EFFECTS OF GLOBAL WARMING ON HYDROLOGICAL CYCLE AND CHEMICAL WEATHERING RATES; THE PALEOCENE-EOCENE THERMAL MAXIMUM PERSPECTIVE

In less than 300 yrs our atmosphere may be heading towards a climate state that has not existed on Earth since the Paleocene-Eocene Thermal Maximum (PETM) 56 million years ago. A climate state far beyond the boundaries of all modern and Quaternary icehouse-world observations and calibrations, where not all aspects of climate change processes and consequences are yet well understood. This paper focuses on the effects of the PETM global warming to the hydrological cycle. We present results of detailed stratigraphic, sedimentologic, d¹³C, ichnological and palaeosol study of river sediments from the Western Interior of US. We compare the results to literature data globally.
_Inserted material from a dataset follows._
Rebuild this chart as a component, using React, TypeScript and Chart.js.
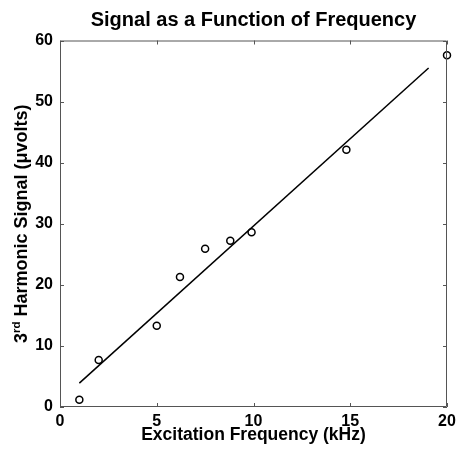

Our detailed dataset indicates a significant increase in precipitation peakedness in the Uinta Basin, Utah. This increase in climate seasonality is evidenced by changes in ancient river dynamics, nature of paleosols and the length of vertical terrestrial burrows. We document extreme precipitation events that caused catastrophic terrestrial flooding events, with intermittent, in some cases, multi-year droughts. Comparing this dataset to literature data reveals that such highly seasonal or intensely monsoonal conditions were not unique for the Uinta Basin, but occurred widely across the Western Interior of US, and in Europe in river systems with mountainous hinterland. In contrast to the modern climate conditions, where monsoonal climates occur in sub-tropical zone, the PETM examples come from mid-latitudes. Thus, our results suggest that increase in precipitation peakedness and monsoon intensification rather than increase in total average humidity was the effect of the PETM warming on the hydrological cycle, and that the monsoon belt may have expanded. This is in contrast to the existing global PETM climate models. Moreover, our data on river sediment petrography from the Uinta Basin does not indicate loss of feldspar or lithic fragment content during the PETM. In contrast to what has been predicted by existing models, where increase in average humidity has been linked to increased chemical weathering rates of silicate minerals. We conclude that increased precipitation peakedness restrained chemical weathering, due to the sustained intermittent droughts and the increased physical erosion during extreme precipitation events.